Hey there, time traveller!
This article was published 24/1/2013 (1341 days ago), so information in it may no longer be current.
Prime Minister Stephen Harper has decided he wants a broad consensus in Parliament and across Canada before deciding whether to extend the deployment of a C-17 cargo plane in support of France's counter-insurgency in Mali.
He's been obliged by Opposition leader Tom Mulcair who has agreed, following consultation with the prime minister, to continue Canada's role in the Mali operation. In return, the prime minister has agreed to allow the foreign affairs committee of Parliament to monitor Canada's role in the conflict.
Mr. Harper was not required by law or tradition to seek a coalition, but the move is both smart and appropriate.
It's politically smart because it provides a wider front for moving forward and ensures the decision to help the French will not become a wedge issue. Afghanistan was frequently a divisive issue in Parliament and among the general population, which the prime minister clearly wants to avoid over Mali, even though Canada's role is miniscule.
It's appropriate because the government should keep other parties informed on foreign deployments and try to gain their acceptance.
Mr. Harper's sudden concern for a consensus, however, also raises questions that are rarely asked, namely: What is the correct political process for sending troops to war or peacekeeping and peace-making missions?
In Canada, the declaring of war or deployment of troops has been a somewhat vague affair. On Sept. 9, 1939, Parliament held a debate and voted to declare war on Germany, but it was not required and it had no legal force. The next day, then prime minister William Lyon Mackenzie King simply signed an order in council declaring war. Sept. 10 is marked as the day Canada declared war.
There was no parliamentary debate when Canada declared war on Japan in 1941 because the House wasn't sitting. Mr. King simply signed another order in council.
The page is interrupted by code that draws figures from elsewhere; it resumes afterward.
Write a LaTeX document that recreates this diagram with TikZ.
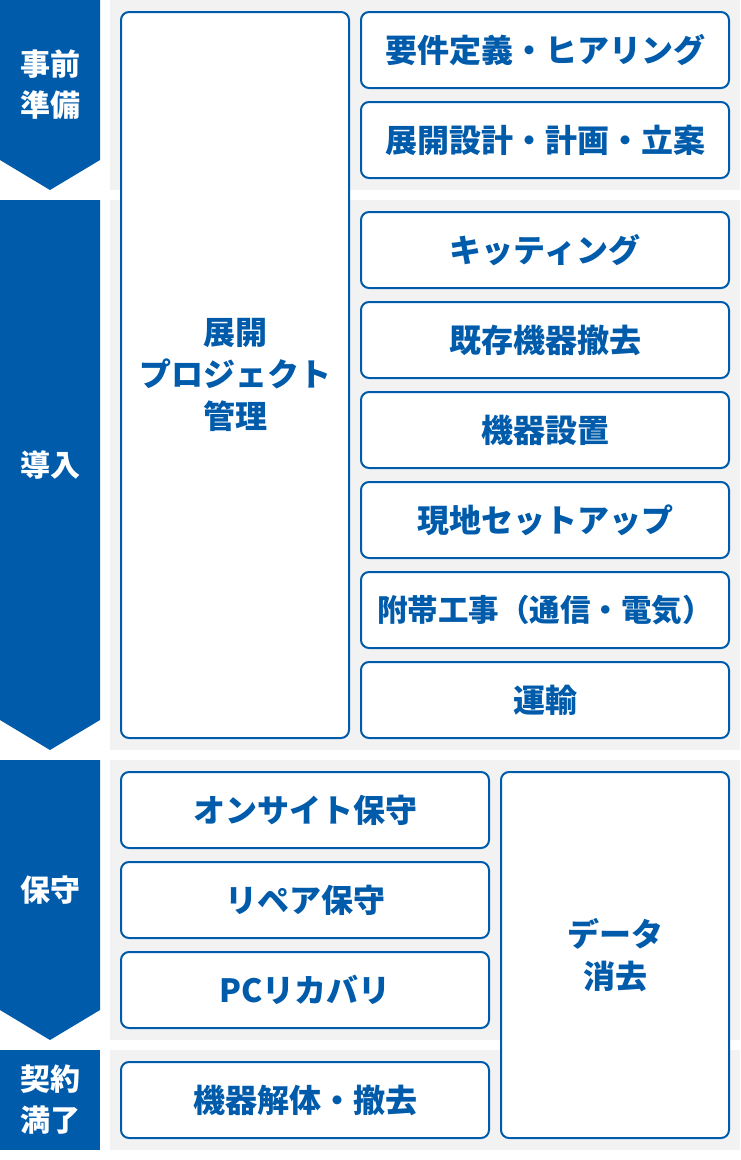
\documentclass[tikz,border=0pt]{standalone}
\usepackage{fontspec}
\setmainfont{Noto Sans CJK JP}
\usetikzlibrary{positioning}
\definecolor{bandblue}{HTML}{005BAB}
\definecolor{bandgray}{HTML}{F2F2F2}

\begin{document}
\begin{tikzpicture}[x=1pt,y=-1pt,node distance=12pt,
    task/.style={draw=bandblue,line width=2pt,rounded corners=8pt,fill=white,text=bandblue,
        minimum width=368pt,minimum height=76pt,align=center,font=\bfseries\fontsize{32}{42}\selectfont},
    tall task/.style={task,minimum width=228pt},
    band text/.style={text=white,align=center,font=\bfseries\fontsize{30}{41}\selectfont}]

\useasboundingbox (0,0) rectangle (740,1160);

% gray backgrounds
\fill[bandgray] (110,0) rectangle (740,190);
\fill[bandgray] (110,200) rectangle (740,750);
\fill[bandgray] (110,760) rectangle (740,1040);
\fill[bandgray] (110,1050) rectangle (740,1150);

% phase arrows
\fill[bandblue] (0,0) -- (100,0) -- (100,160) -- (50,190) -- (0,160) -- cycle;
\fill[bandblue] (0,200) -- (100,200) -- (100,720) -- (50,750) -- (0,720) -- cycle;
\fill[bandblue] (0,760) -- (100,760) -- (100,1010) -- (50,1040) -- (0,1010) -- cycle;
\fill[bandblue] (0,1050) rectangle (100,1150);

\node[band text] (prep)   at (50,85)   {事前\\準備};
\node[band text] (intro)  at (50,465)  {導入};
\node[band text] (maint)  at (50,890)  {保守};
\node[band text] (expiry) at (50,1100) {契約\\満了};

% tasks
\node[tall task,minimum height=726pt] (pm) at (235,375) {展開\\プロジェクト\\管理};

\node[task]   (req)     at (545,50)          {要件定義・ヒアリング};
\node[task]   (design)  [below=of req]       {展開設計・計画・立案};
\node[task]   (kit)     [below=32pt of design] {キッティング};
\node[task]   (removal) [below=of kit]       {既存機器撤去};
\node[task]   (install) [below=of removal]   {機器設置};
\node[task]   (setup)   [below=of install]   {現地セットアップ};
\node[task,font=\bfseries\fontsize{30.5}{42}\selectfont]
              (works)   [below=of setup]     {附帯工事（通信・電気）};
\node[task]   (trans)   [below=of works]     {運輸};

\node[task]   (onsite)  at (305,810)         {オンサイト保守};
\node[task]   (repair)  [below=of onsite]    {リペア保守};
\node[task]   (recov)   [below=of repair]    {PCリカバリ};
\node[task]   (disman)  [below=32pt of recov] {機器解体・撤去};

\node[tall task,minimum height=366pt] (erase) at (615,955) {データ\\消去};
\end{tikzpicture}
\end{document}
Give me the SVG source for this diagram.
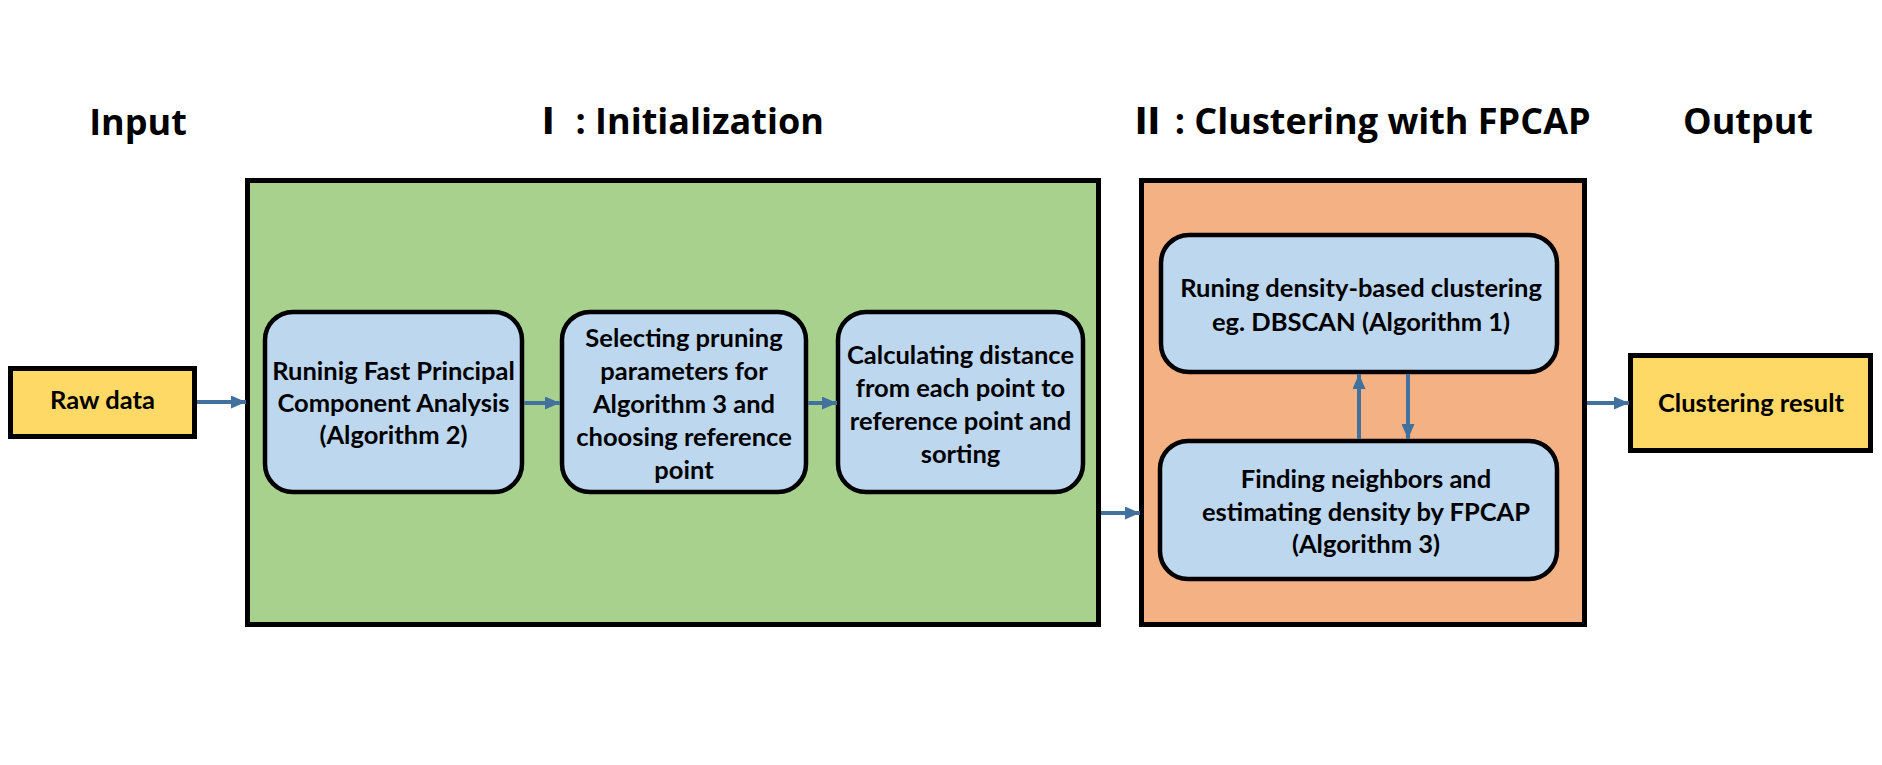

The right to declare war or send troops overseas is a cabinet prerogative in parliamentary tradition, but an amendment to the National Defence Act at the start of the Korean War in 1950 required that Parliament be recalled within 10 days following the deployment of troops for action.
The amendment, however, didn't change the cabinet prerogative; it merely ensured Parliament would have an opportunity to meet.
Such recalls, assuming Parliament wasn't already sitting, were eventually known as "take-note" debates, which were used numerous times since the Korean War, including several debates on the Afghan conflict.
As in the past, they were usually intended to inform Parliament of cabinet decisions or intentions, and not to seek permission.
Some critics find this process unacceptable, particularly when compared to the intricate system of checks and balances on war-making in the United States.
Parliament, however, is a different creature. A minority government would need to solicit the support of other parties or risk a vote of no-confidence, but a majority party has a mandate to rule.
Prime Minister Harper may not need Mr. Mulcair's support, but the country is better for it, particularly at a time when decisions about war and peace are far less clear than when the enemy was Nazi Germany and Imperial Japan.